• _STATED TASK_
Nothing outside the lines from the one containing "Give me the D3.js source for this chart." down to the one containing "12500, 11500, 10100];" belongs in the copy; print that span exactly, both ends included, with pictures removed.

Code that draws figures:
>> start
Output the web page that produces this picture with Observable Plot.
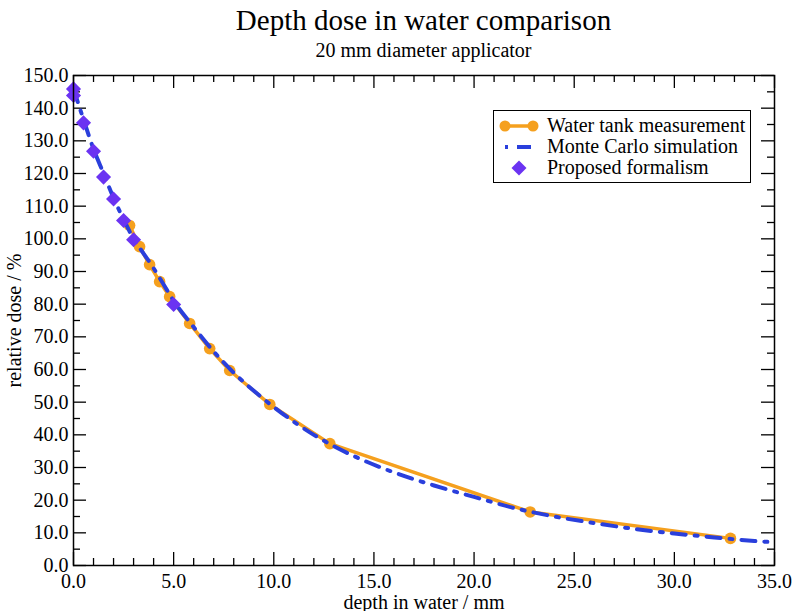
<!DOCTYPE html>
<html>
<head>
<meta charset="utf-8">
<script src="https://cdn.jsdelivr.net/npm/d3@7"></script>
<script src="https://cdn.jsdelivr.net/npm/@observablehq/plot@0.6"></script>
<style>
  html, body { margin: 0; padding: 0; background: #fff; }
  body { width: 793px; height: 611px; position: relative; overflow: hidden; font-family: "Liberation Serif", "DejaVu Serif", serif; color: #000; }
  #head { position: absolute; left: 73px; width: 701px; top: 0; height: 62px; text-align: center; }
  #title { font-size: 29px; position: absolute; left: 0; right: 0; top: 4px; line-height: 32px; }
  #subtitle { font-size: 20px; position: absolute; left: 0; right: 0; top: 39px; line-height: 22px; }
  #chart { position: absolute; left: 0; top: 62px; }
  #legend { position: absolute; left: 493px; top: 110px; width: 258px; height: 73px; border: 1.5px solid #000; background: #fff; box-sizing: border-box; padding-top: 4px; }
  .row { display: flex; align-items: center; height: 21px; font-size: 20px; white-space: nowrap; }
  .row svg { margin-left: 5px; margin-right: 8px; }
</style>
</head>
<body>
<div id="head"><div id="title">Depth dose in water comparison</div><div id="subtitle">20 mm diameter applicator</div></div>
<div id="chart"></div>
<div id="legend"></div>
<script>
// ---- data ----
const seriesNames = ["Water tank measurement", "Monte Carlo simulation", "Proposed formalism"];
const colors = ["#f5a01e", "#2a3fdc", "#6b33f2"];

const tankDepth = [2.8, 3.3, 3.8, 4.3, 4.8, 5.8, 6.8, 7.8, 9.8, 12.8, 22.8, 32.8];
const tankDose  = [104.1, 97.6, 92.1, 86.9, 82.3, 74.1, 66.4, 59.7, 49.3, 37.3, 16.4, 8.3];

const mcDepth = [0, 0.5, 1, 1.5, 2, 2.5, 3, 3.5, 4, 4.5, 5, 6, 7, 8, 9, 10, 11, 12, 13, 14, 16, 18, 20, 22, 24, 26, 28, 30, 32, 34, 35];
const mcDose  = [146, 136.5, 127.5, 120, 112.5, 106, 100, 95.5, 91, 86, 81, 73, 65.5, 59, 53.5, 48.5, 44, 40, 36.5, 33.5, 28.5, 24.5, 21, 17.6, 15, 13, 11.2, 9.8, 8.6, 7.5, 7.1];

const propDepth = [0, 0, 0.5, 1.0, 1.5, 2.0, 2.5, 3.0, 5.0];
const propDose  = [145.9, 143.9, 135.5, 126.8, 118.9, 112.2, 105.6, 99.7, 79.9];

const xMajor = [0, 5, 10, 15, 20, 25, 30, 35];
const xMinor = d3.range(0, 36, 1).filter(v => v % 5 !== 0);
const yMajor = d3.range(0, 151, 10);
const yMinor = d3.range(5, 150, 10);

// ---- tables ----
const tank = tankDepth.map((x, i) => ({x, y: tankDose[i]}));
const mc = mcDepth.map((x, i) => ({x, y: mcDose[i]}));
const prop = propDepth.map((x, i) => ({x, y: propDose[i]}));

const W = 793, H = 549, mT = 13, mB = 46, mL = 73, mR = 19;
const innerH = H - mT - mB, innerW = W - mL - mR;
const major = 13, minor = 7;

const chart = Plot.plot({
  width: W, height: H,
  marginTop: mT, marginBottom: mB, marginLeft: mL, marginRight: mR,
  style: {fontFamily: "'Liberation Serif', serif", fontSize: "20px", color: "#000", background: "#fff"},
  x: {domain: [0, 35], ticks: xMajor, tickSize: 0, tickPadding: 8, tickFormat: d => d.toFixed(1),
      label: "depth in water / mm", labelAnchor: "center", labelOffset: 43, labelArrow: "none"},
  y: {domain: [0, 150], ticks: yMajor, tickSize: 0, tickPadding: 5, tickFormat: d => d.toFixed(1),
      label: "relative dose / %", labelAnchor: "center", labelOffset: 67, labelArrow: "none"},
  marks: [
    // ticks (inward, on all four sides)
    Plot.tickX(xMajor, {x: d => d, insetTop: innerH - major, stroke: "#000", strokeWidth: 1.3}),
    Plot.tickX(xMinor, {x: d => d, insetTop: innerH - minor, stroke: "#000", strokeWidth: 1.3}),
    Plot.tickX(xMajor, {x: d => d, insetBottom: innerH - major, stroke: "#000", strokeWidth: 1.3}),
    Plot.tickX(xMinor, {x: d => d, insetBottom: innerH - minor, stroke: "#000", strokeWidth: 1.3}),
    Plot.tickY(yMajor, {y: d => d, insetRight: innerW - major, stroke: "#000", strokeWidth: 1.3}),
    Plot.tickY(yMinor, {y: d => d, insetRight: innerW - minor, stroke: "#000", strokeWidth: 1.3}),
    Plot.tickY(yMajor, {y: d => d, insetLeft: innerW - major, stroke: "#000", strokeWidth: 1.3}),
    Plot.tickY(yMinor, {y: d => d, insetLeft: innerW - minor, stroke: "#000", strokeWidth: 1.3}),
    // series
    Plot.line(tank, {x: "x", y: "y", stroke: colors[0], strokeWidth: 3.5}),
    Plot.dot(tank, {x: "x", y: "y", r: 5.8, fill: colors[0], stroke: "none"}),
    Plot.line(mc, {x: "x", y: "y", stroke: colors[1], strokeWidth: 4, strokeDasharray: "14,9,3,9", curve: "monotone-x"}),
    Plot.dot(prop, {x: "x", y: "y", symbol: "diamond2", r: 6.8, fill: colors[2], stroke: "none"}),
    Plot.frame({stroke: "#000", strokeWidth: 1.5})
  ]
});
document.getElementById("chart").appendChild(chart);

// legend
const legend = document.getElementById("legend");
const sw = [
  `<svg width="40" height="16"><line x1="6" y1="8" x2="34" y2="8" stroke="${colors[0]}" stroke-width="3.5"/><circle cx="6" cy="8" r="5.5" fill="${colors[0]}"/><circle cx="34" cy="8" r="5.5" fill="${colors[0]}"/></svg>`,
  `<svg width="40" height="16"><line x1="6" y1="8" x2="34" y2="8" stroke="${colors[1]}" stroke-width="4" stroke-dasharray="3,9,14,9"/></svg>`,
  `<svg width="40" height="16"><path d="M20,0.5L27.5,8L20,15.5L12.5,8Z" fill="${colors[2]}"/></svg>`
];
seriesNames.forEach((n, i) => {
  const r = document.createElement("div");
  r.className = "row";
  r.innerHTML = sw[i] + `<span>${n}</span>`;
  legend.appendChild(r);
});
</script>
</body>
</html>
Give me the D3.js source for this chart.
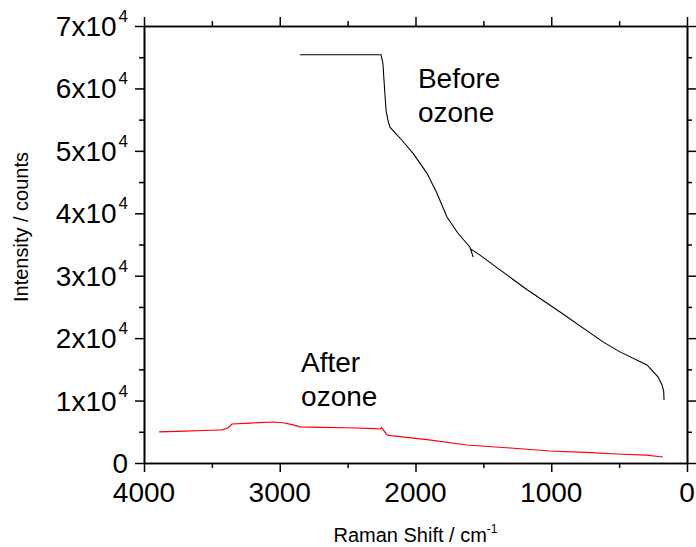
<!DOCTYPE html>
<html>
<head>
<meta charset="utf-8">
<title>Raman spectra before / after ozone</title>
<script src="https://d3js.org/d3.v7.min.js"></script>
<style>
  body { margin: 0; background: #fff; }
  text { font-family: "Liberation Sans", Arial, Helvetica, sans-serif; fill: #000; }
</style>
</head>
<body>
<script>
// spectra (Raman shift in cm-1, intensity in counts)
const beforeShift  = [2850, 2254, 2240, 2232, 2217, 2200, 2188, 2100, 2018, 1915, 1842, 1768, 1687, 1600, 1575, 1595, 1525, 1400, 1193, 935, 619, 494, 295, 214, 184, 172, 169];
const beforeCounts = [65400, 65400, 64000, 61300, 56500, 54600, 53800, 51700, 49600, 46400, 43200, 39400, 36800, 34600, 33000, 34300, 33300, 31300, 28000, 24200, 19400, 17800, 15700, 13800, 12500, 11500, 10100];

const afterShift  = [3889, 3700, 3500, 3425, 3381, 3352, 3219, 3050, 2976, 2900, 2851, 2700, 2500, 2300, 2261, 2250, 2210, 2166, 1900, 1621, 1300, 1009, 750, 516, 300, 177];
const afterCounts = [5000, 5100, 5250, 5300, 5600, 6250, 6400, 6570, 6450, 6100, 5800, 5700, 5650, 5500, 5450, 5650, 4500, 4330, 3700, 2880, 2400, 1920, 1700, 1440, 1250, 960];

const xMajor = [4000, 3000, 2000, 1000, 0];
const xMinor = [3500, 2500, 1500, 500];
const yMajor = [0, 10000, 20000, 30000, 40000, 50000, 60000, 70000];
const yMinor = [5000, 15000, 25000, 35000, 45000, 55000, 65000];

const width = 696, height = 547;
const margin = { top: 26, right: 9, bottom: 84, left: 144 };
const plotW = width - margin.left - margin.right;
const plotH = height - margin.top - margin.bottom;

const x = d3.scaleLinear().domain([4000, 0]).range([0, plotW]);
const y = d3.scaleLinear().domain([0, 70000]).range([plotH, 0]);

const svg = d3.select("body").append("svg")
    .attr("width", width)
    .attr("height", height);

const g = svg.append("g")
    .attr("transform", `translate(${margin.left},${margin.top})`);

// curves
const line = d3.line().x(d => x(d[0])).y(d => y(d[1]));

g.append("path")
    .datum(d3.zip(afterShift, afterCounts))
    .attr("d", line)
    .attr("fill", "none")
    .attr("stroke", "#ff0000")
    .attr("stroke-width", 1.2);

g.append("path")
    .datum(d3.zip(beforeShift, beforeCounts))
    .attr("d", line)
    .attr("fill", "none")
    .attr("stroke", "#000")
    .attr("stroke-width", 1.1);

// axes, mirrored on four sides, ticks outward
function styleAxis(sel) {
    sel.selectAll("path, line").attr("stroke", "#000").attr("stroke-width", 1.5);
    sel.select(".domain").attr("stroke-width", 1.6);
}

const axes = [
    g.append("g").attr("transform", `translate(0,${plotH})`)
        .call(d3.axisBottom(x).tickValues(xMajor).tickSize(9).tickSizeOuter(0).tickFormat("")),
    g.append("g").attr("transform", `translate(0,${plotH})`)
        .call(d3.axisBottom(x).tickValues(xMinor).tickSize(5).tickSizeOuter(0).tickFormat("")),
    g.append("g")
        .call(d3.axisTop(x).tickValues(xMajor).tickSize(9).tickSizeOuter(0).tickFormat("")),
    g.append("g")
        .call(d3.axisTop(x).tickValues(xMinor).tickSize(5).tickSizeOuter(0).tickFormat("")),
    g.append("g")
        .call(d3.axisLeft(y).tickValues(yMajor).tickSize(9).tickSizeOuter(0).tickFormat("")),
    g.append("g")
        .call(d3.axisLeft(y).tickValues(yMinor).tickSize(5).tickSizeOuter(0).tickFormat("")),
    g.append("g").attr("transform", `translate(${plotW},0)`)
        .call(d3.axisRight(y).tickValues(yMajor).tickSize(9).tickSizeOuter(0).tickFormat("")),
    g.append("g").attr("transform", `translate(${plotW},0)`)
        .call(d3.axisRight(y).tickValues(yMinor).tickSize(5).tickSizeOuter(0).tickFormat(""))
];
axes.forEach(styleAxis);

// tick labels
g.selectAll(".xlab")
    .data(xMajor)
    .enter().append("text")
    .attr("class", "xlab")
    .attr("x", d => x(d))
    .attr("y", plotH + 39)
    .attr("text-anchor", "middle")
    .attr("font-size", "28px")
    .text(d => d);

const ylab = g.selectAll(".ylab")
    .data(yMajor)
    .enter().append("text")
    .attr("class", "ylab")
    .attr("x", -16)
    .attr("y", d => y(d) + 10)
    .attr("text-anchor", "end")
    .attr("font-size", "28px");

ylab.each(function (d) {
    const t = d3.select(this);
    if (d === 0) {
        t.text("0");
        return;
    }
    t.append("tspan").text(`${d / 10000}x10`);
    t.append("tspan").attr("dx", 2).attr("dy", -14).attr("font-size", "17px").text("4");
});

// axis titles
const xTitle = svg.append("text")
    .attr("x", margin.left + plotW / 2)
    .attr("y", 542)
    .attr("text-anchor", "middle")
    .attr("font-size", "20px");
xTitle.append("tspan").text("Raman Shift / cm");
xTitle.append("tspan").attr("dy", -9).attr("font-size", "12px").text("-1");

svg.append("text")
    .attr("transform", "translate(28,227) rotate(-90)")
    .attr("text-anchor", "middle")
    .attr("font-size", "20px")
    .text("Intensity / counts");

// annotations
function note(lines, sx, cy) {
    const t = g.append("text")
        .attr("font-size", "28px");
    lines.forEach((s, i) => {
        t.append("tspan")
            .attr("x", x(sx))
            .attr("y", y(cy) + i * 34)
            .text(s);
    });
}
note(["Before", "ozone"], 1982, 60070);
note(["After", "ozone"], 2843, 14577);
</script>
</body>
</html>
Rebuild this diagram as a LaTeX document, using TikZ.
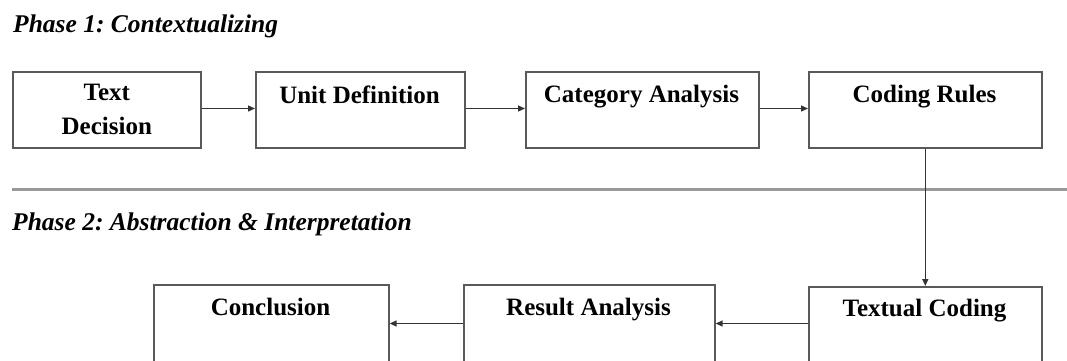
\documentclass[tikz,border=0pt]{standalone}
\usepackage{fontspec}
\setmainfont{Liberation Serif}
\usetikzlibrary{arrows.meta}
\definecolor{boxgray}{gray}{0.35}
\definecolor{rulegray}{gray}{0.6}
\definecolor{arrgray}{gray}{0.2}
\frenchspacing
\begin{document}
\begin{tikzpicture}[x=1pt,y=-1pt,
  box/.style={draw=boxgray, line width=1.6pt, rectangle, inner sep=0pt, anchor=north west, minimum height=76pt},
  lowbox/.style={box, minimum height=92pt},
  lbl/.style={font=\fontsize{25}{34}\selectfont\bfseries, anchor=base, inner sep=0pt},
  ttl/.style={font=\fontsize{25.5}{30}\selectfont\bfseries\itshape, anchor=base west, inner sep=0pt},
  arr/.style={draw=arrgray, line width=1.3pt, -{Triangle[length=7pt,width=6pt]}}]
\useasboundingbox (0,0) rectangle (1067,361);
\clip (0,0) rectangle (1067,361);

% titles
\node[ttl] (t1) at (13,33) {Phase 1: Contextualizing};
\node[ttl] (t2) at (12,230) {Phase 2: Abstraction \& Interpretation};

% separator
\coordinate (sepL) at (12,189);
\coordinate (sepR) at (1070,189);
\draw[rulegray, line width=3pt] (sepL) -- (sepR);

% top row
\node[box, minimum width=188pt, align=center, font=\fontsize{25}{34}\selectfont\bfseries] (td) at (12,71) {Text\\Decision};
\node[box, minimum width=209pt] (ud) at (255,71) {};
\node[box, minimum width=233pt] (ca) at (525,71) {};
\node[box, minimum width=233pt] (cr) at (808,71) {};
\node[lbl] (udl) at (359.5,103) {Unit Definition};
\node[lbl] (cal) at (641.5,102.5) {Category Analysis};
\node[lbl] (crl) at (924.5,102.5) {Coding Rules};

% bottom row
\node[lowbox, minimum width=233pt] (tc) at (808,286) {};
\node[lowbox, minimum width=251pt] (ra) at (463,284) {};
\node[lowbox, minimum width=235pt] (co) at (153,284) {};
\node[lbl] (tcl) at (924.5,316) {Textual Coding};
\node[lbl] (ral) at (588.5,315) {Result Analysis};
\node[lbl] (col) at (270.5,315) {Conclusion};

% connectors
\coordinate (rowA) at (0,108.5);
\coordinate (rowB) at (0,323.5);
\draw[arr] (td.east |- rowA) -- (ud.west |- rowA);
\draw[arr] (ud.east |- rowA) -- (ca.west |- rowA);
\draw[arr] (ca.east |- rowA) -- (cr.west |- rowA);
\draw[arr] (cr.south) -- (tc.north);
\draw[arr] (tc.west |- rowB) -- (ra.east |- rowB);
\draw[arr] (ra.west |- rowB) -- (co.east |- rowB);
\end{tikzpicture}
\end{document}
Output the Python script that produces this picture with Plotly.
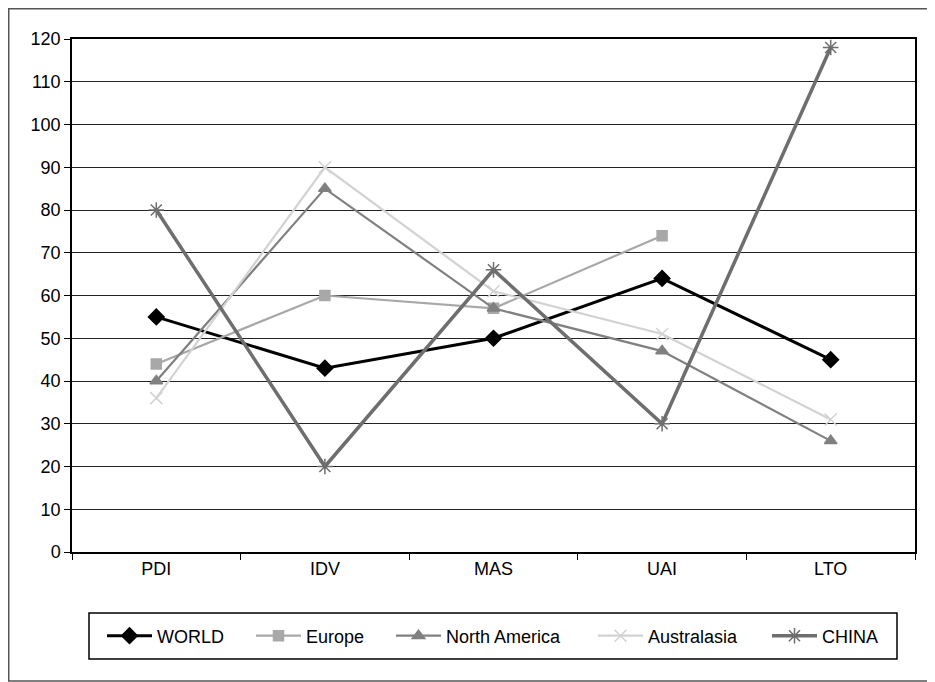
>> end
• _ANSWER FOR THE TASK_
Give me the D3.js source for this chart.
<!DOCTYPE html>
<html>
<head>
<meta charset="utf-8">
<title>Raman spectra before / after ozone</title>
<script src="https://d3js.org/d3.v7.min.js"></script>
<style>
  body { margin: 0; background: #fff; }
  text { font-family: "Liberation Sans", Arial, Helvetica, sans-serif; fill: #000; }
</style>
</head>
<body>
<script>
// spectra (Raman shift in cm-1, intensity in counts)
const beforeShift  = [2850, 2254, 2240, 2232, 2217, 2200, 2188, 2100, 2018, 1915, 1842, 1768, 1687, 1600, 1575, 1595, 1525, 1400, 1193, 935, 619, 494, 295, 214, 184, 172, 169];
const beforeCounts = [65400, 65400, 64000, 61300, 56500, 54600, 53800, 51700, 49600, 46400, 43200, 39400, 36800, 34600, 33000, 34300, 33300, 31300, 28000, 24200, 19400, 17800, 15700, 13800, 12500, 11500, 10100];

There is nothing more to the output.